Other mixed media pieces include a hanging plaid shirt with a photographic portrait of the rapper Nipsey Hussle (1985-2019) printed across the back; a sculpture titled Trap Baby Statue that combines a black fist statue—which is a depiction of the popular American folktale Brer Rabbit and the Tar Baby—and a mannequin with a chain hanging over its shoulders; and Sit-In, a piece where Burney invites viewers to sit on a bench on which he has transcribed Dr. Martin Luther King Jr.’s speech “I Have A Dream.”

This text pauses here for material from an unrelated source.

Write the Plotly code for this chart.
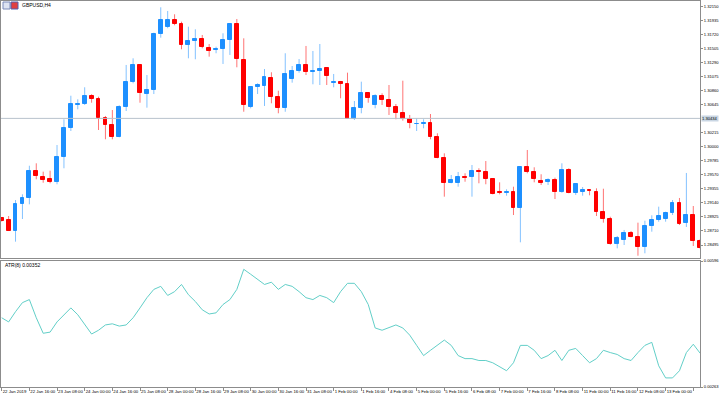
import plotly.graph_objects as go

# ---------------- data ----------------
open_ = [1.28904, 1.28878, 1.28714, 1.29123, 1.29210, 1.29628, 1.29532, 1.29501, 1.29460, 1.29843,
         1.30291, 1.30639, 1.30654, 1.30781, 1.30726, 1.30440, 1.30333, 1.30149, 1.30604, 1.30987,
         1.31247, 1.30807, 1.30864, 1.31722, 1.31829, 1.31941, 1.31879, 1.31558, 1.31615, 1.31650,
         1.31507, 1.31481, 1.31497, 1.31634, 1.31875, 1.31328, 1.30604, 1.30910, 1.30930, 1.31057,
         1.30766, 1.30593, 1.31037, 1.31160, 1.31247, 1.31149, 1.31155, 1.31201, 1.30981, 1.30991,
         1.30961, 1.30429, 1.30598, 1.30823, 1.30639, 1.30781, 1.30716, 1.30608, 1.30521, 1.30420,
         1.30343, 1.30353, 1.30359, 1.30154, 1.29832, 1.29449, 1.29449, 1.29541, 1.29532, 1.29628,
         1.29608, 1.29506, 1.29302, 1.29296, 1.29311, 1.29066, 1.29685, 1.29618, 1.29475, 1.29455,
         1.29486, 1.29302, 1.29639, 1.29296, 1.29307, 1.29342, 1.29311, 1.29000, 1.28893, 1.28506,
         1.28576, 1.28674, 1.28617, 1.28469, 1.28786, 1.28878, 1.28898, 1.28985, 1.29143, 1.28832,
         1.28954, 1.28556]
high = [1.28916, 1.28939, 1.29184, 1.29271, 1.29709, 1.29746, 1.29618, 1.29633, 1.30026, 1.30420,
        1.30781, 1.30726, 1.30910, 1.30803, 1.30766, 1.30471, 1.30562, 1.30634, 1.31252, 1.31354,
        1.31258, 1.31098, 1.31746, 1.32135, 1.32079, 1.32028, 1.31915, 1.31838, 1.31798, 1.31711,
        1.31573, 1.31532, 1.31737, 1.31890, 1.31956, 1.31660, 1.30919, 1.30971, 1.31190, 1.31140,
        1.30858, 1.31431, 1.31236, 1.31343, 1.31543, 1.31466, 1.31573, 1.31205, 1.31114, 1.31007,
        1.31134, 1.30700, 1.30996, 1.30833, 1.30803, 1.30818, 1.30945, 1.30654, 1.31011, 1.30486,
        1.30435, 1.30420, 1.30501, 1.30206, 1.29899, 1.29567, 1.29613, 1.29593, 1.29720, 1.29670,
        1.29781, 1.29510, 1.29455, 1.29348, 1.29388, 1.29690, 1.29950, 1.29685, 1.29578, 1.29516,
        1.29526, 1.29746, 1.29670, 1.29440, 1.29383, 1.29348, 1.29363, 1.29357, 1.28928, 1.28633,
        1.28725, 1.28709, 1.28837, 1.28867, 1.28950, 1.29082, 1.29005, 1.29184, 1.29215, 1.29598,
        1.29092, 1.28587]
low = [1.28855, 1.28709, 1.28546, 1.28893, 1.29118, 1.29501, 1.29449, 1.29440, 1.29425, 1.29670,
       1.30241, 1.30573, 1.30639, 1.30674, 1.30256, 1.30114, 1.30114, 1.30144, 1.30547, 1.30971,
       1.30674, 1.30598, 1.30807, 1.31670, 1.31814, 1.31860, 1.31492, 1.31354, 1.31339, 1.31507,
       1.31379, 1.31431, 1.31267, 1.31405, 1.31216, 1.30536, 1.30588, 1.30807, 1.30624, 1.30665,
       1.30512, 1.30536, 1.30981, 1.31134, 1.31098, 1.30956, 1.30945, 1.30945, 1.30910, 1.30742,
       1.30425, 1.30409, 1.30512, 1.30674, 1.30588, 1.30639, 1.30486, 1.30420, 1.30399, 1.30282,
       1.30241, 1.30282, 1.30114, 1.29823, 1.29235, 1.29440, 1.29388, 1.29464, 1.29235, 1.29440,
       1.29425, 1.29271, 1.29271, 1.29250, 1.28954, 1.28536, 1.29593, 1.29455, 1.29414, 1.29414,
       1.29199, 1.29296, 1.29287, 1.29261, 1.29250, 1.29256, 1.28939, 1.28837, 1.28500, 1.28444,
       1.28495, 1.28613, 1.28331, 1.28368, 1.28699, 1.28852, 1.28852, 1.28954, 1.28801, 1.28771,
       1.28480, 1.28434]
close = [1.28867, 1.28714, 1.29123, 1.29210, 1.29628, 1.29556, 1.29490, 1.29460, 1.29847, 1.30291,
         1.30650, 1.30659, 1.30781, 1.30726, 1.30440, 1.30333, 1.30149, 1.30604, 1.30987, 1.31247,
         1.30818, 1.30869, 1.31722, 1.31941, 1.31941, 1.31879, 1.31558, 1.31615, 1.31650, 1.31523,
         1.31466, 1.31501, 1.31634, 1.31875, 1.31343, 1.30639, 1.30910, 1.30941, 1.31063, 1.30762,
         1.30598, 1.31114, 1.31160, 1.31247, 1.31149, 1.31160, 1.31190, 1.31083, 1.30991, 1.30965,
         1.30429, 1.30598, 1.30823, 1.30742, 1.30781, 1.30716, 1.30613, 1.30521, 1.30420, 1.30359,
         1.30353, 1.30363, 1.30154, 1.29832, 1.29449, 1.29490, 1.29536, 1.29521, 1.29628, 1.29608,
         1.29506, 1.29276, 1.29291, 1.29311, 1.29066, 1.29685, 1.29618, 1.29501, 1.29449, 1.29490,
         1.29302, 1.29639, 1.29291, 1.29434, 1.29342, 1.29317, 1.29000, 1.28893, 1.28506, 1.28602,
         1.28679, 1.28617, 1.28469, 1.28786, 1.28878, 1.28939, 1.28981, 1.29138, 1.28817, 1.28954,
         1.28556, 1.28449]
atr = [0.00446, 0.00435, 0.00462, 0.00486, 0.00494, 0.00446, 0.00405, 0.00408, 0.00435, 0.00454,
       0.00472, 0.00454, 0.00427, 0.00403, 0.00413, 0.00427, 0.00430, 0.00424, 0.00427, 0.00446,
       0.00472, 0.00499, 0.00521, 0.00529, 0.00505, 0.00515, 0.00534, 0.00507, 0.00489, 0.00467,
       0.00456, 0.00459, 0.00481, 0.00494, 0.00521, 0.00574, 0.00561, 0.00548, 0.00534, 0.00540,
       0.00521, 0.00534, 0.00529, 0.00515, 0.00499, 0.00494, 0.00505, 0.00499, 0.00486, 0.00515,
       0.00537, 0.00537, 0.00515, 0.00481, 0.00419, 0.00413, 0.00419, 0.00427, 0.00419, 0.00400,
       0.00373, 0.00346, 0.00360, 0.00373, 0.00387, 0.00373, 0.00346, 0.00338, 0.00338, 0.00333,
       0.00333, 0.00327, 0.00317, 0.00306, 0.00327, 0.00373, 0.00373, 0.00360, 0.00338, 0.00346,
       0.00360, 0.00333, 0.00360, 0.00365, 0.00346, 0.00327, 0.00338, 0.00360, 0.00354, 0.00349,
       0.00338, 0.00333, 0.00354, 0.00373, 0.00381, 0.00319, 0.00287, 0.00287, 0.00306, 0.00354,
       0.00376, 0.00352]
time_labels = ["22 Jan 2019", "22 Jan 16:00", "23 Jan 08:00", "24 Jan 00:00", "24 Jan 16:00",
               "25 Jan 08:00", "28 Jan 00:00", "28 Jan 16:00", "29 Jan 08:00", "30 Jan 00:00",
               "30 Jan 16:00", "31 Jan 08:00", "1 Feb 00:00", "1 Feb 16:00", "4 Feb 08:00",
               "5 Feb 00:00", "5 Feb 16:00", "6 Feb 08:00", "7 Feb 00:00", "7 Feb 16:00",
               "8 Feb 08:00", "11 Feb 00:00", "11 Feb 16:00", "12 Feb 08:00", "13 Feb 00:00",
               "13 Feb 16:00"]
price_ticks = [1.32150, 1.31935, 1.31720, 1.31505, 1.31290, 1.31075, 1.30860, 1.30645,
               1.30215, 1.30000, 1.29785, 1.29570, 1.29355, 1.29140, 1.28925, 1.28710, 1.28495]
atr_ticks = [0.00263, 0.00596]
current_price = 1.30434
symbol = "GBPUSD,H4"
atr_title = "ATR(8) 0.00352"

# ---------------- figure ----------------
W, H = 720, 399
n = len(open_)
xs = list(range(n))
BULL = "#1E90FF"
BEAR = "#FF0000"
AXC = "#8C8C8C"
FONT = "Liberation Sans, Arial, sans-serif"
YFS = 4.1

fig = go.Figure()

# wicks
for is_up, col in ((True, "rgba(30,144,255,0.55)"), (False, "rgba(255,0,0,0.55)")):
    wx, wy = [], []
    for i in xs:
        if (close[i] >= open_[i]) == is_up:
            wx += [i, i, None]
            wy += [low[i], high[i], None]
    fig.add_trace(go.Scatter(x=wx, y=wy, mode="lines", line=dict(color=col, width=1),
                             xaxis="x", yaxis="y", hoverinfo="skip", showlegend=False))

# bodies
for is_up, col in ((True, BULL), (False, BEAR)):
    bx, bb, bh = [], [], []
    for i in xs:
        if (close[i] >= open_[i]) == is_up:
            bx.append(i)
            bb.append(min(open_[i], close[i]))
            bh.append(abs(close[i] - open_[i]))
    fig.add_trace(go.Bar(x=bx, y=bh, base=bb, width=0.56, marker=dict(color=col, line=dict(color=col, width=1)),
                         xaxis="x", yaxis="y", showlegend=False, hoverinfo="skip"))

# ATR line
fig.add_trace(go.Scatter(x=xs, y=atr, mode="lines", line=dict(color="#62CFC8", width=1),
                         xaxis="x2", yaxis="y2", showlegend=False, hoverinfo="skip"))

xdom = [1 / W, 700 / W]
main_dom = [1 - 258 / H, 1 - 1 / H]
atr_dom = [1 - 387 / H, 1 - 261 / H]
xr = [-0.1, 100.97]

# price range from pixel geometry of the panel
ppx = 0.00215 / 14.04
ytop = 1.28495 + (245 - 1) * ppx
ybot = 1.28495 - (258 - 245) * ppx

common_axis = dict(showline=True, mirror=True, linecolor=AXC, linewidth=1, showgrid=False,
                   zeroline=False, fixedrange=True, automargin=False)

fig.update_layout(
    width=W, height=H, margin=dict(l=0, r=0, t=0, b=0, autoexpand=False),
    paper_bgcolor="white", plot_bgcolor="white", barmode="overlay", bargap=0,
    font=dict(family=FONT, size=5, color="#000000"),
    xaxis=dict(domain=xdom, anchor="y", range=xr, showticklabels=False, ticks="", **common_axis),
    yaxis=dict(domain=main_dom, anchor="x", range=[ybot, ytop], side="right",
               tickvals=price_ticks, ticktext=[f"{v:.5f}" for v in price_ticks],
               ticks="outside", ticklen=2, tickcolor=AXC, tickfont=dict(size=YFS, family=FONT),
               **common_axis),
    xaxis2=dict(domain=xdom, anchor="y2", range=xr, matches="x", tickangle=0,
                tickvals=[4 * k for k in range(len(time_labels))], ticktext=time_labels,
                ticks="outside", ticklen=3, tickcolor=AXC, ticklabelposition="outside right",
                tickfont=dict(size=4.3, family=FONT), **common_axis),
    yaxis2=dict(domain=atr_dom, anchor="x2", range=[atr_ticks[0], atr_ticks[1]], side="right",
                tickvals=atr_ticks, ticktext=[f"{v:.5f}" for v in atr_ticks],
                ticks="outside", ticklen=2, tickcolor=AXC, tickfont=dict(size=YFS, family=FONT),
                **common_axis),
)

# current price line and label
fig.add_shape(type="line", xref="x", yref="y", x0=xr[0], x1=xr[1], y0=current_price, y1=current_price,
              line=dict(color="#B8C2CC", width=1))
fig.add_annotation(xref="paper", yref="y", x=701 / W, y=current_price, xanchor="left", yanchor="middle",
                   text=f"{current_price:.5f}", showarrow=False, bgcolor="#C9D6E3",
                   font=dict(size=YFS, family=FONT, color="#000000"), borderpad=0)

# titles
fig.add_annotation(xref="paper", yref="paper", x=20 / W, y=1 - 5 / H, xanchor="left", yanchor="middle",
                   text=symbol, showarrow=False, font=dict(size=5, family=FONT, color="#000000"))
fig.add_annotation(xref="paper", yref="paper", x=3 / W, y=1 - 265 / H, xanchor="left", yanchor="middle",
                   text=atr_title, showarrow=False, font=dict(size=5, family=FONT, color="#000000"))

# small symbol icon
fig.add_shape(type="rect", xref="paper", yref="paper", x0=3 / W, x1=10 / W, y0=1 - 9 / H, y1=1 - 2 / H,
              line=dict(color="#7A8AB8", width=1), fillcolor="#DDE3F2")
fig.add_shape(type="rect", xref="paper", yref="paper", x0=11 / W, x1=18 / W, y0=1 - 9 / H, y1=1 - 2 / H,
              line=dict(color="#5060B0", width=1), fillcolor="#E04040")

fig.write_html("out.html")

While the exhibition title suggests a dreamscape or a surreal state, this dream is built from the past. Burney points not only to historical figures and icons in popular culture, but also looks at the history of The Storeroom itself. The gallery is located in an area where, historically, African Americans were not allowed to reside due to racist real estate practices in Colorado. [1] As a result of this exhibition, Burney states that the area where we find “the Zoid Room becomes a space that allows for history to be acknowledged and rewritten by your presence, and that to me is an interactive experience that carries weight not only in the waking world, but also in the collective dream of America.” [2]
As the sociologist Ruha Benjamin once reflected, “…imagine and craft the worlds you cannot live without, just as you dismantle the ones you cannot live within.” [3] J. Benjamin Burney’s exhibit is a collaborative gesture which introduces viewers, by way of immersive installation, into another dimension of dreaming. It unravels and reimagines Eurocentric, colonial narratives that have dominated the past, conjuring a liberatory world not quite here yet but still within our grasp.
Livy Onalee Snyder holds a Masters in Humanities from the University of Chicago. Currently, she serves as board president of Denver Digerati and works for punctum books advocating for Open Access.
[1] B. Erin Cole, “Race, Sexuality and Single-Family Zoning in Denver's Park Hill and Capitol Hill Neighborhoods, 1956-1989,” PhD diss, University of New Mexico, 2014: https://digitalrepository.unm.edu/hist_etds/14/?utm_source=digitalrepository.unm.edu%2Fhist_etds%2F14&utm_medium=PDF&utm_campaign=PDFCoverPages.
[2] Interview between the author and Benjamin Burney via email on July 18, 2022.
[3] Ruja Benjamin, Captivating Technology: race, carceral technoscience, and liberatory imagination in everyday life, (Durham and London: Duke University Press, 2019): 14.